Coronavirus business aid

We are aware that many of our clients and contacts are awaiting the ‘small-print’ on various aspects of support that are available to businesses which are impacted by the Covid-19 pandemic. We had been hoping to provide a commentary on the detail by now but this is not currently available.

In the meantime we thought that it would be worth summarising the information that we have to date and the various queries that we still have. We will follow up with a detailed commentary and service-offering once the legislation is released which will hopefully take place over the next few days.

Coronavirus Job Retention Scheme

  1. Under the Coronavirus Job Retention Scheme, all UK employers will be able to access support to continue paying part of their employees’ salary for those employees that would otherwise have been laid off during this crisis. This will be backdated to 1 March 2020 and will run (initially) for 3 months.

  2. You will need to designate affected employees as ‘furloughed workers,’ and notify your employees of this change. This does remain subject to existing employment law and employment contracts. It is therefore probably worth getting input from an employment lawyer (although there may be more legislation around this).

  3. Once HMRC launch their system you will need to submit information to HMRC about the employees that have been furloughed and their earnings. This will be achieved through a new online portal.

  4. HMRC will reimburse 80% of furloughed workers wage costs, up to a cap of £2,500 per month per employee. Employers can also top-up salaries above these amounts.

  5. All UK employers qualify for this scheme irrespective of their size or business structure.

  6. The government will retain the right to retrospectively audit all aspects of the scheme and will seek to claw back fraudulent or erroneous claims. Therefore, you should retain all documentation and calculations.

  7. Workers cannot claim redundancy pay while part of this scheme.

Does the scheme applies to zero hour contracts? 

We need to see the ‘small-print’ here. Whilst the Chancellor indicated it may apply to some people on these kinds of contracts under PAYE it is unclear how, because they will not have a clear-cut monthly salary.

How is pay calculated? 

There is no guidance on how pay will be calculated for the 80% rule. What about pension payments and salary sacrifice arrangements? There has been press speculation that the February pay month may be used for a basis period.


Can directors (employed by their own company) be furloughed workers?

There is no guidance on whether this scheme applies to directors. However a furloughed worker cannot do any work while they are furloughed which may be unrealistic for an employed shareholder. This may not be of great help to many directors (in any event) because they will often pay themselves a relatively low salary and top up with dividends.

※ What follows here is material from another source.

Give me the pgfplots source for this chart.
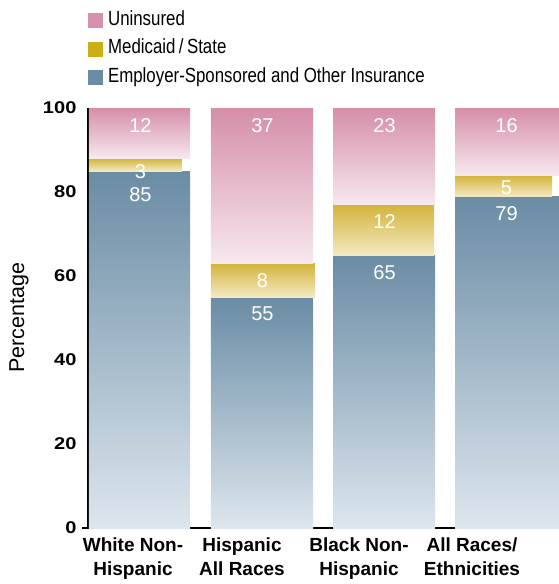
\documentclass[border=0pt]{standalone}
\usepackage{pgfplots}
\pgfplotsset{compat=1.18}
\usepackage{fontspec}
\setmainfont{Liberation Sans}
\newfontfamily\condfont[FakeStretch=0.822]{Liberation Sans}
\newfontfamily\widefont[FakeStretch=1.18]{Liberation Sans}
\definecolor{pinkT}{HTML}{D58EA9}
\definecolor{pinkM}{HTML}{E6B9CA}
\definecolor{pinkB}{HTML}{F7E8EF}
\definecolor{yelT}{HTML}{D3B43A}
\definecolor{yelB}{HTML}{F3E9C2}
\definecolor{bluT}{HTML}{6A8CA4}
\definecolor{bluM}{HTML}{97ACC4}
\definecolor{bluB}{HTML}{DDE6EE}
\definecolor{pinkL}{HTML}{D68FAC}
\definecolor{yelL}{HTML}{CDAE14}
\definecolor{bluL}{HTML}{6A8CA5}
\pgfplotsset{
  bluseg/.style={forget plot, draw=none, mark=none, top color=bluT, middle color=bluM, bottom color=bluB},
  yelseg/.style={forget plot, draw=none, mark=none, top color=yelT, bottom color=yelB},
  pinkseg/.style={forget plot, draw=none, mark=none, top color=pinkT, middle color=pinkM, bottom color=pinkB},
  vlabels/.style={forget plot, draw=none, mark=none, nodes near coords, point meta=explicit symbolic,
    every node near coord/.append style={white, font=\fontsize{20}{24}\selectfont, anchor=north, yshift=#1}},
}
\begin{document}
\begin{tikzpicture}
\begin{axis}[
  at={(88pt,-528pt)}, anchor=south west,
  scale only axis, width=471pt, height=420pt,
  xmin=-0.43, xmax=3.43, ymin=0, ymax=100,
  axis x line*=bottom, axis y line*=left,
  axis line style={line width=2pt, -},
  x axis line style={shorten <=-6pt},
  major tick length=0pt,
  xtick={-0.061,0.832,1.791,2.717},
  xticklabels={{White Non-\\Hispanic},{Hispanic\\All Races},{Black Non-\\Hispanic},{All Races/\\Ethnicities}},
  xticklabel style={align=center, font=\bfseries\fontsize{19}{24}\selectfont, yshift=-6pt},
  ytick={0,20,40,60,80,100},
  yticklabel style={font=\widefont\bfseries\fontsize{17}{20}\selectfont, xshift=-8pt},
  /pgf/number format/assume math mode=true,
  ylabel={Percentage},
  every axis y label/.style={at={(axis description cs:-0.1465,0.5)}, rotate=90, anchor=center, font=\fontsize{21.5}{24}\selectfont},
  legend style={at={(0,1)}, anchor=south west, draw=none, fill=none, yshift=19pt, inner sep=0pt,
    font=\condfont\fontsize{20.5}{24}\selectfont, row sep=5.5pt,
    cells={anchor=west},
    nodes={inner sep=2.5pt, text height=14pt, text depth=4pt}},
]
% White Non-Hispanic: 85 / 3 / 12
\addplot[bluseg]  coordinates {(-0.422,0)  (0.406,0)  (0.406,85)  (-0.422,85)} -- cycle;
\addplot[yelseg]  coordinates {(-0.422,85) (0.340,85) (0.340,88)  (-0.422,88)} -- cycle;
\addplot[pinkseg] coordinates {(-0.422,88) (0.406,88) (0.406,100) (-0.422,100)} -- cycle;
% Hispanic All Races: 55 / 8 / 37
\addplot[bluseg]  coordinates {(0.578,0)  (1.414,0)  (1.414,55)  (0.578,55)} -- cycle;
\addplot[yelseg]  coordinates {(0.578,55) (1.431,55) (1.431,63)  (0.578,63)} -- cycle;
\addplot[pinkseg] coordinates {(0.578,63) (1.414,63) (1.414,100) (0.578,100)} -- cycle;
% Black Non-Hispanic: 65 / 12 / 23
\addplot[bluseg]  coordinates {(1.578,0)  (2.414,0)  (2.414,65)  (1.578,65)} -- cycle;
\addplot[yelseg]  coordinates {(1.578,65) (2.406,65) (2.406,77)  (1.578,77)} -- cycle;
\addplot[pinkseg] coordinates {(1.578,77) (2.414,77) (2.414,100) (1.578,100)} -- cycle;
% All Races/Ethnicities: 79 / 5 / 16
\addplot[bluseg]  coordinates {(2.578,0)  (3.43,0)  (3.43,79)  (2.578,79)} -- cycle;
\addplot[yelseg]  coordinates {(2.578,79) (3.373,79) (3.373,84)  (2.578,84)} -- cycle;
\addplot[pinkseg] coordinates {(2.578,84) (3.43,84) (3.43,100) (2.578,100)} -- cycle;
% value labels at the top of each segment
\addplot[vlabels=-6.5pt]
  coordinates {(0,100) [12]
               (1,55) [55] (1,63) [8] (1,100) [37]
               (2,65) [65] (2,77) [12] (2,100) [23]
               (3,79) [79] (3,100) [16]};
\addplot[vlabels=-2.5pt] coordinates {(0,88) [3]};
\addplot[vlabels=-12.5pt] coordinates {(0,85) [85]};
\addplot[vlabels=-2pt] coordinates {(3,84) [5]};
\addlegendimage{legend image code/.code={\fill[pinkL] (0pt,-7pt) rectangle (14pt,7pt); \path (17pt,0pt);}}
\addlegendentry{Uninsured}
\addlegendimage{legend image code/.code={\fill[yelL] (0pt,-7pt) rectangle (14pt,7pt); \path (17pt,0pt);}}
\addlegendentry{Medicaid\,/\,State}
\addlegendimage{legend image code/.code={\fill[bluL] (0pt,-7pt) rectangle (14pt,7pt); \path (17pt,0pt);}}
\addlegendentry{Employer-Sponsored and Other Insurance}
\end{axis}
\pgfresetboundingbox
\path[use as bounding box] (0,0) rectangle (559pt,-584pt);
\end{tikzpicture}
\end{document}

When will payments be made? 

HMRC are aiming to get funds flowing ‘before the end of April’ (although anecdotally we have heard May is a more realistic date). Government loan schemes may be a more practical immediate way to assist with cash-flow.

Deferring VAT payments

All VAT payments due between 20 March 2020 until 30 June 2020 can be deferred. Therefore quarters ending 29 February, 31 March and 30 April 2020 can all be deferred. This is automatically available and you do not need to apply. HMRC will not charge any interest on this late payment. You must ensure you have paid any outstanding liabilities by 1 April 2021. You still need to submit your VAT return on time as late submission penalties will still apply.

Importantly, the VAT liability which can be deferred is the net VAT liability (Box 5 figure) and NOT the output tax (Box 3 figure). In other words you are not able to reclaim input VAT and then defer payment of output VAT.


Deferring Income Tax payments for the self-employed 

All 2nd Payment on Accounts for 2019/20 which are due by 31 July can be deferred until 31 January 2021.

This is automatically available and HMRC will not charge any interest on this late payment.

Importantly, this is only available for the self-employed and therefore this is not available in respect of dividends paid to company directors.

Government Guidance states “If you are self-employed, you are eligible.” Does this mean that if you have any self-employment income this deferment can be enjoyed even if the majority of your payments on account arise from investment income (say)? We suspect not but let’s wait and see.

HMRC Time To Pay Scheme

If you are in financial distress and cannot pay a tax liability you can use HMRC Time to Pay scheme. This is a long standing scheme and we can see no changes proposed although there may now be a log-jam in reaching an agreement. Here interest is still charged on any late payments, although HMRC interest rates are relatively low with the rate falling to 2.6% from 7 April 2020.

Clearly there is no need to seek a time to pay arrangement for payments which are already subject to automatic deferral (above).


Our next steps 

We will continue to keep abreast of developments and keep all our clients and contacts provided with insightful analysis as these arise. As always, the devil will be in the detail and will need to be considered on a case by case basis. We hope to be in a position to provide further commentary over the next few days.